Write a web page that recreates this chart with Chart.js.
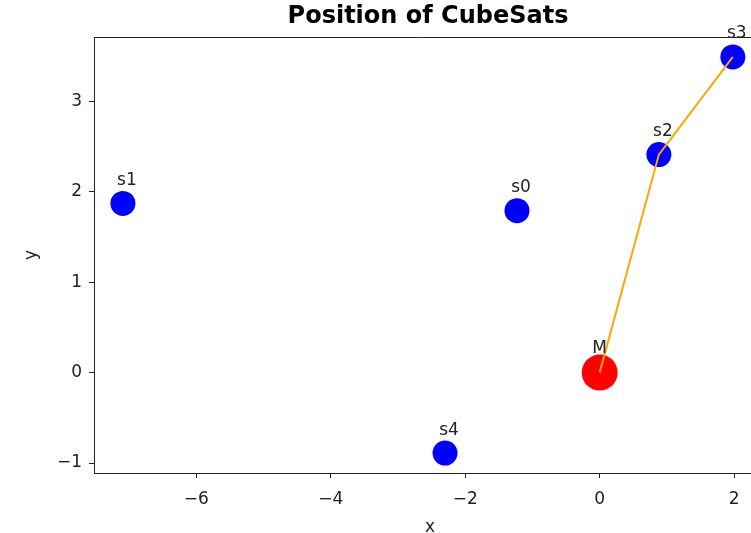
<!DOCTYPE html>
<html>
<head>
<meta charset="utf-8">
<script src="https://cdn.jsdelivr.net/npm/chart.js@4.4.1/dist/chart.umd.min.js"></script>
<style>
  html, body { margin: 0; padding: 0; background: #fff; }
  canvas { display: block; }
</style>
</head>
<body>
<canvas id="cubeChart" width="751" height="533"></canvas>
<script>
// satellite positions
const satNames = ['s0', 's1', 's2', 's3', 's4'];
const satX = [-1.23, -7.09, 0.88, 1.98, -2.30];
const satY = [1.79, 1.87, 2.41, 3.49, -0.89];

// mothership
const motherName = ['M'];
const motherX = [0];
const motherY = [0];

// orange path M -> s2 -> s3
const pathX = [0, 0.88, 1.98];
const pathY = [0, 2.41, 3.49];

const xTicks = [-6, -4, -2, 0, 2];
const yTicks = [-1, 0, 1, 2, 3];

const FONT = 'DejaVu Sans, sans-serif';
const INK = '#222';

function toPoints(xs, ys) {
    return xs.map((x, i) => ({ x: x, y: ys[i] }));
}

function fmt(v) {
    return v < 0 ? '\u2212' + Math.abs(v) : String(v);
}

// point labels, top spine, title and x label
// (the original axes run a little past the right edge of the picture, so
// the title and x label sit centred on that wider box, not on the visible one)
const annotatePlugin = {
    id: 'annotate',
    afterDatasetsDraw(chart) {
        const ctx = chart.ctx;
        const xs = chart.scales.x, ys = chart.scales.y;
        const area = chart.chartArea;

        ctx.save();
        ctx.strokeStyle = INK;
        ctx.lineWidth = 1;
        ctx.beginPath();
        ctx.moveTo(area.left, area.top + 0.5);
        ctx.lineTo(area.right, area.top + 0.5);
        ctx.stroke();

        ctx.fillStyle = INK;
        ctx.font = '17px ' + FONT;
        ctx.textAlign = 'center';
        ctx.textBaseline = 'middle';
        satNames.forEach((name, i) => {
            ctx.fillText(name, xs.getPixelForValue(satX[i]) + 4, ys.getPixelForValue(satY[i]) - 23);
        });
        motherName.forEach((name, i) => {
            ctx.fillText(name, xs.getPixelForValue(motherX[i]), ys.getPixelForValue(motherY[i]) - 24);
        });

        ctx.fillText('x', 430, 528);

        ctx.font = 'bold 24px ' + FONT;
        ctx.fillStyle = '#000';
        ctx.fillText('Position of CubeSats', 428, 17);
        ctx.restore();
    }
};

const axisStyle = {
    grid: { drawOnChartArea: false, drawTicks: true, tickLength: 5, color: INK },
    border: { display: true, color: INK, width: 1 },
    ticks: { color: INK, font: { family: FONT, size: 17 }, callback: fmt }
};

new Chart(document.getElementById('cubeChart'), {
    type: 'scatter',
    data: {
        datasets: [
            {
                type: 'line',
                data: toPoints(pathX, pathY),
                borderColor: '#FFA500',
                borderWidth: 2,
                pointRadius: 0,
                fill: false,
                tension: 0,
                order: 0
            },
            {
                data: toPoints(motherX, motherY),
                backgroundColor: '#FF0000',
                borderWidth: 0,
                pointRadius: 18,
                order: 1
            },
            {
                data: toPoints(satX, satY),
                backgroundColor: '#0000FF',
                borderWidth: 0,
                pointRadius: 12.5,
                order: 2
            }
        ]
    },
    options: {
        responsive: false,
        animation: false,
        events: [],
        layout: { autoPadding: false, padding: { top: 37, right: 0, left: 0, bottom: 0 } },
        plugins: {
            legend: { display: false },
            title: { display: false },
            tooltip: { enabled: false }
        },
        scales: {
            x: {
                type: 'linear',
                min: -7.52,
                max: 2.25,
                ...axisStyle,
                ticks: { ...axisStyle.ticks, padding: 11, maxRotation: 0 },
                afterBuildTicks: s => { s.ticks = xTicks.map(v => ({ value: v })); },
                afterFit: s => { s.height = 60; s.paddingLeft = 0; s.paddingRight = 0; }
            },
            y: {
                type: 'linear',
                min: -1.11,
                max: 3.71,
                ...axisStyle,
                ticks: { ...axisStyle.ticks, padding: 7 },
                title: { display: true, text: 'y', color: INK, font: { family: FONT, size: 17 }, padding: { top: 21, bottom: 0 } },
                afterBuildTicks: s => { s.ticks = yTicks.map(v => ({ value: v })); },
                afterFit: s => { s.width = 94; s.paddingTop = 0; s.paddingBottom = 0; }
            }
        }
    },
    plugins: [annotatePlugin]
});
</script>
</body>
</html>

- Exercise goal: Omit the pictures and reproduce the listing exactly.

- The answer:
Write a web page that recreates this chart with Chart.js.
<!DOCTYPE html>
<html>
<head>
<meta charset="utf-8">
<script src="https://cdn.jsdelivr.net/npm/chart.js@4.4.1/dist/chart.umd.min.js"></script>
<style>
  html, body { margin: 0; padding: 0; background: #fff; }
  canvas { display: block; }
</style>
</head>
<body>
<canvas id="cubeChart" width="751" height="533"></canvas>
<script>
// satellite positions
const satNames = ['s0', 's1', 's2', 's3', 's4'];
const satX = [-1.23, -7.09, 0.88, 1.98, -2.30];
const satY = [1.79, 1.87, 2.41, 3.49, -0.89];

// mothership
const motherName = ['M'];
const motherX = [0];
const motherY = [0];

// orange path M -> s2 -> s3
const pathX = [0, 0.88, 1.98];
const pathY = [0, 2.41, 3.49];

const xTicks = [-6, -4, -2, 0, 2];
const yTicks = [-1, 0, 1, 2, 3];

const FONT = 'DejaVu Sans, sans-serif';
const INK = '#222';

function toPoints(xs, ys) {
    return xs.map((x, i) => ({ x: x, y: ys[i] }));
}

function fmt(v) {
    return v < 0 ? '\u2212' + Math.abs(v) : String(v);
}

// point labels, top spine, title and x label
// (the original axes run a little past the right edge of the picture, so
// the title and x label sit centred on that wider box, not on the visible one)
const annotatePlugin = {
    id: 'annotate',
    afterDatasetsDraw(chart) {
        const ctx = chart.ctx;
        const xs = chart.scales.x, ys = chart.scales.y;
        const area = chart.chartArea;

        ctx.save();
        ctx.strokeStyle = INK;
        ctx.lineWidth = 1;
        ctx.beginPath();
        ctx.moveTo(area.left, area.top + 0.5);
        ctx.lineTo(area.right, area.top + 0.5);
        ctx.stroke();

        ctx.fillStyle = INK;
        ctx.font = '17px ' + FONT;
        ctx.textAlign = 'center';
        ctx.textBaseline = 'middle';
        satNames.forEach((name, i) => {
            ctx.fillText(name, xs.getPixelForValue(satX[i]) + 4, ys.getPixelForValue(satY[i]) - 23);
        });
        motherName.forEach((name, i) => {
            ctx.fillText(name, xs.getPixelForValue(motherX[i]), ys.getPixelForValue(motherY[i]) - 24);
        });

        ctx.fillText('x', 430, 528);

        ctx.font = 'bold 24px ' + FONT;
        ctx.fillStyle = '#000';
        ctx.fillText('Position of CubeSats', 428, 17);
        ctx.restore();
    }
};

const axisStyle = {
    grid: { drawOnChartArea: false, drawTicks: true, tickLength: 5, color: INK },
    border: { display: true, color: INK, width: 1 },
    ticks: { color: INK, font: { family: FONT, size: 17 }, callback: fmt }
};

new Chart(document.getElementById('cubeChart'), {
    type: 'scatter',
    data: {
        datasets: [
            {
                type: 'line',
                data: toPoints(pathX, pathY),
                borderColor: '#FFA500',
                borderWidth: 2,
                pointRadius: 0,
                fill: false,
                tension: 0,
                order: 0
            },
            {
                data: toPoints(motherX, motherY),
                backgroundColor: '#FF0000',
                borderWidth: 0,
                pointRadius: 18,
                order: 1
            },
            {
                data: toPoints(satX, satY),
                backgroundColor: '#0000FF',
                borderWidth: 0,
                pointRadius: 12.5,
                order: 2
            }
        ]
    },
    options: {
        responsive: false,
        animation: false,
        events: [],
        layout: { autoPadding: false, padding: { top: 37, right: 0, left: 0, bottom: 0 } },
        plugins: {
            legend: { display: false },
            title: { display: false },
            tooltip: { enabled: false }
        },
        scales: {
            x: {
                type: 'linear',
                min: -7.52,
                max: 2.25,
                ...axisStyle,
                ticks: { ...axisStyle.ticks, padding: 11, maxRotation: 0 },
                afterBuildTicks: s => { s.ticks = xTicks.map(v => ({ value: v })); },
                afterFit: s => { s.height = 60; s.paddingLeft = 0; s.paddingRight = 0; }
            },
            y: {
                type: 'linear',
                min: -1.11,
                max: 3.71,
                ...axisStyle,
                ticks: { ...axisStyle.ticks, padding: 7 },
                title: { display: true, text: 'y', color: INK, font: { family: FONT, size: 17 }, padding: { top: 21, bottom: 0 } },
                afterBuildTicks: s => { s.ticks = yTicks.map(v => ({ value: v })); },
                afterFit: s => { s.width = 94; s.paddingTop = 0; s.paddingBottom = 0; }
            }
        }
    },
    plugins: [annotatePlugin]
});
</script>
</body>
</html>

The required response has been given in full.